STUDIES ON A PROTEOLYTIC ENZYME IN HUMAN PLASMA

1. Some conditions for the optimal activation of plasma proteolytic enzyme by chloroform have been described. The activation proceeds slowly. The action of chloroform is probably to remove some substance which inhibits or inactivates the plasma proteolytic enzyme preparation, rather than a direct activation of the enzyme. 2. Plasma proteolytic enzyme is activated by filtrates of cultures of beta hemolytic streptococci. When streptococcal fibrinolysin is present in maximally effective amounts, the activation is almost instantaneous. When the globulin is prepared from heated serum or the globulin is treated with chloroform, the activation of enzyme by streptococcal fibrinolysin appears to be catalytic.

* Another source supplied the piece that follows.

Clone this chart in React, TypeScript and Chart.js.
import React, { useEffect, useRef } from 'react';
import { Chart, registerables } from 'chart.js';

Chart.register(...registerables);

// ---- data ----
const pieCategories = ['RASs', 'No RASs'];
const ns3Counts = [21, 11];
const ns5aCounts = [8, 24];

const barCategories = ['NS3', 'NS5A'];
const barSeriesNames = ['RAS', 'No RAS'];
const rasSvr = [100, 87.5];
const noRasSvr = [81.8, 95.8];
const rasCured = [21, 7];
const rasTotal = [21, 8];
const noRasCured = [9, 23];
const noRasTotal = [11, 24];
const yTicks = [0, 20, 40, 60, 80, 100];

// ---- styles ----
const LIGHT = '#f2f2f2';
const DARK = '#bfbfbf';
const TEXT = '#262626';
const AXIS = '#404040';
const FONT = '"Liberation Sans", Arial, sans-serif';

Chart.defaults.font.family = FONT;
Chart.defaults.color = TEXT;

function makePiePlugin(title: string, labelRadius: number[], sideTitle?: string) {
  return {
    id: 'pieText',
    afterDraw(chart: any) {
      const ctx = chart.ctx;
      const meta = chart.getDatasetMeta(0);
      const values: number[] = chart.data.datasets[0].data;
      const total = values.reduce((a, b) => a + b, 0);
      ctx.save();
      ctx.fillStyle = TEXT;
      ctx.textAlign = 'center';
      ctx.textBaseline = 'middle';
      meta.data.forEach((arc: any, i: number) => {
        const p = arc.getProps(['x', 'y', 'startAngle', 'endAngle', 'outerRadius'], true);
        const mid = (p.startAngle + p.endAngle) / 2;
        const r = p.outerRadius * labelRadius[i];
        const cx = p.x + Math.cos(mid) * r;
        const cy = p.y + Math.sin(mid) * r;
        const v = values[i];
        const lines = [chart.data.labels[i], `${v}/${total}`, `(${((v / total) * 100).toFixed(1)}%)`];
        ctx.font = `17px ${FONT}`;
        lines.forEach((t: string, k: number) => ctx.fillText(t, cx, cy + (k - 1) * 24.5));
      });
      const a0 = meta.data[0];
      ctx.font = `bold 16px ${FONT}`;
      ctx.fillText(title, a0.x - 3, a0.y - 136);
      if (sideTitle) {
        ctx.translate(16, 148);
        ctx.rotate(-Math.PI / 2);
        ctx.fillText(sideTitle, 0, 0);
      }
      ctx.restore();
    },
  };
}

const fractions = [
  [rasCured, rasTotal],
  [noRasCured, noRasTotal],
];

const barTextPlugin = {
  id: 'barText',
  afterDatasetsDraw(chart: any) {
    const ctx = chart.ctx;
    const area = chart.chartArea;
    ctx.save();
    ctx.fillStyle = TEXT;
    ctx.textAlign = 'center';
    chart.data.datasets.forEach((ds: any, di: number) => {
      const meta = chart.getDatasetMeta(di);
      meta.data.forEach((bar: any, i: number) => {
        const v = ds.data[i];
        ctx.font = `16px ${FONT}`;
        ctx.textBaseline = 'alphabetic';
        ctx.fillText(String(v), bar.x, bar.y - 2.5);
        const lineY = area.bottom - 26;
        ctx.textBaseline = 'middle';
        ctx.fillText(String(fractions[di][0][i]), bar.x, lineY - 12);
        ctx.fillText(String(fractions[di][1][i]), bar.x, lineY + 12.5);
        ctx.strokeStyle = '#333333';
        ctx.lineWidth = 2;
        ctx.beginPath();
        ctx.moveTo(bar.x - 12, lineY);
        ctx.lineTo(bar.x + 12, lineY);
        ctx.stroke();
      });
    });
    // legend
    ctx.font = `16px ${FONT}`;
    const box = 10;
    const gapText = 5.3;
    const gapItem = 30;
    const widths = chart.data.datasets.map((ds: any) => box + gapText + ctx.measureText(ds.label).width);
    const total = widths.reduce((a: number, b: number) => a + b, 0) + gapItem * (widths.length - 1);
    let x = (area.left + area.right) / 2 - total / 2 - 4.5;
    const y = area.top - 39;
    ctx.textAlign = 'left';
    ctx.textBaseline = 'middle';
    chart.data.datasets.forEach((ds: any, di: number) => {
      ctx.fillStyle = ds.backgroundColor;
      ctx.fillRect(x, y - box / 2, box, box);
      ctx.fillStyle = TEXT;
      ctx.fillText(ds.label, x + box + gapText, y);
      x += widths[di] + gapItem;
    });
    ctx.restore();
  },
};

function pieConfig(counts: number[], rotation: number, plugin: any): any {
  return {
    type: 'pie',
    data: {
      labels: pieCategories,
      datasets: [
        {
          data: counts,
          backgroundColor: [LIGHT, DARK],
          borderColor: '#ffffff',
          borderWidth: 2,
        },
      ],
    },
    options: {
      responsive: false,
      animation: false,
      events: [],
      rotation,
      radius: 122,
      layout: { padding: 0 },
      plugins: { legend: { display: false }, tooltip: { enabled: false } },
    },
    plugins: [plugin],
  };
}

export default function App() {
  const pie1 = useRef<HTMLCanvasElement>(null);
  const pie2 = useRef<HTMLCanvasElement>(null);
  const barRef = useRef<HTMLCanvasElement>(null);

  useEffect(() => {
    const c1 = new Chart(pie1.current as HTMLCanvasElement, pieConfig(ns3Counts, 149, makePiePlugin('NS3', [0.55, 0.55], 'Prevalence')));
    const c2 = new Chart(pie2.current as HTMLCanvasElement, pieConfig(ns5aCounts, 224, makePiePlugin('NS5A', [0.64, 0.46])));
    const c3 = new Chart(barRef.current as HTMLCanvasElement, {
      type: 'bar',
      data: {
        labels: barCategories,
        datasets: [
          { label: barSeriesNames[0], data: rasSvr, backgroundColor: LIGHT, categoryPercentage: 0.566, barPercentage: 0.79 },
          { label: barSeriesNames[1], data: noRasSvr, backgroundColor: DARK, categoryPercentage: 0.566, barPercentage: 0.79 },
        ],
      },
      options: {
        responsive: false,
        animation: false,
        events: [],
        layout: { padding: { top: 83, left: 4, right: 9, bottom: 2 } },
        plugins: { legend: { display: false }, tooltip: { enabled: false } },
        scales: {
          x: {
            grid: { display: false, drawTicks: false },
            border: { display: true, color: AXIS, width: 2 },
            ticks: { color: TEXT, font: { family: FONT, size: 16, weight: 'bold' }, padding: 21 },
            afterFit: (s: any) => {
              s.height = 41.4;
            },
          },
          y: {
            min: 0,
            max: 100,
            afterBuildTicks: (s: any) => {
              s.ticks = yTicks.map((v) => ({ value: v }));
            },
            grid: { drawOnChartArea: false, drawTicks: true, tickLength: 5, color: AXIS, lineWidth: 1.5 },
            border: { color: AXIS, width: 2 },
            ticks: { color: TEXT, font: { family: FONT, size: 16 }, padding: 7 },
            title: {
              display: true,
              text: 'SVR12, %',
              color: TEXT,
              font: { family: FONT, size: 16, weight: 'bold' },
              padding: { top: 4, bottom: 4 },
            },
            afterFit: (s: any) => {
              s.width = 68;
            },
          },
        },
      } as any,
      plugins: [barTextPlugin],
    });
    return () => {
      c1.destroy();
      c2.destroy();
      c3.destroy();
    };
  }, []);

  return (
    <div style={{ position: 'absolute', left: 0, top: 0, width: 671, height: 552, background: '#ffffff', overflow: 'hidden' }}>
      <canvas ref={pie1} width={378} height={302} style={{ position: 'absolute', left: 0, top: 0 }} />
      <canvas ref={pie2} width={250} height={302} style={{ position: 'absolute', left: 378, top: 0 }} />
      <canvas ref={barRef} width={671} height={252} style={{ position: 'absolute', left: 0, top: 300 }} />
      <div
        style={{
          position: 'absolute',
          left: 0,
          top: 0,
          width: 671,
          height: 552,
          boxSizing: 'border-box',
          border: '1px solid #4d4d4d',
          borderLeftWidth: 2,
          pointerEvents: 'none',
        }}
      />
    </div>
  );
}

If the globulin is not so treated, the reaction appears to involve a stoichiometric process. 3. The plasma proteolytic enzyme activated by chloroform or by streptococcal fibrinolysin digests casein in direct proportion to the concentration of enzyme and to the time of digestion, during the early period of incubation. 4. Fibrinolysin-activated enzyme deteriorates rapidly relative to chloroform-activated enzyme. This may be due to the removal by chloroform of some substance which inactivates plasma proteolytic enzyme.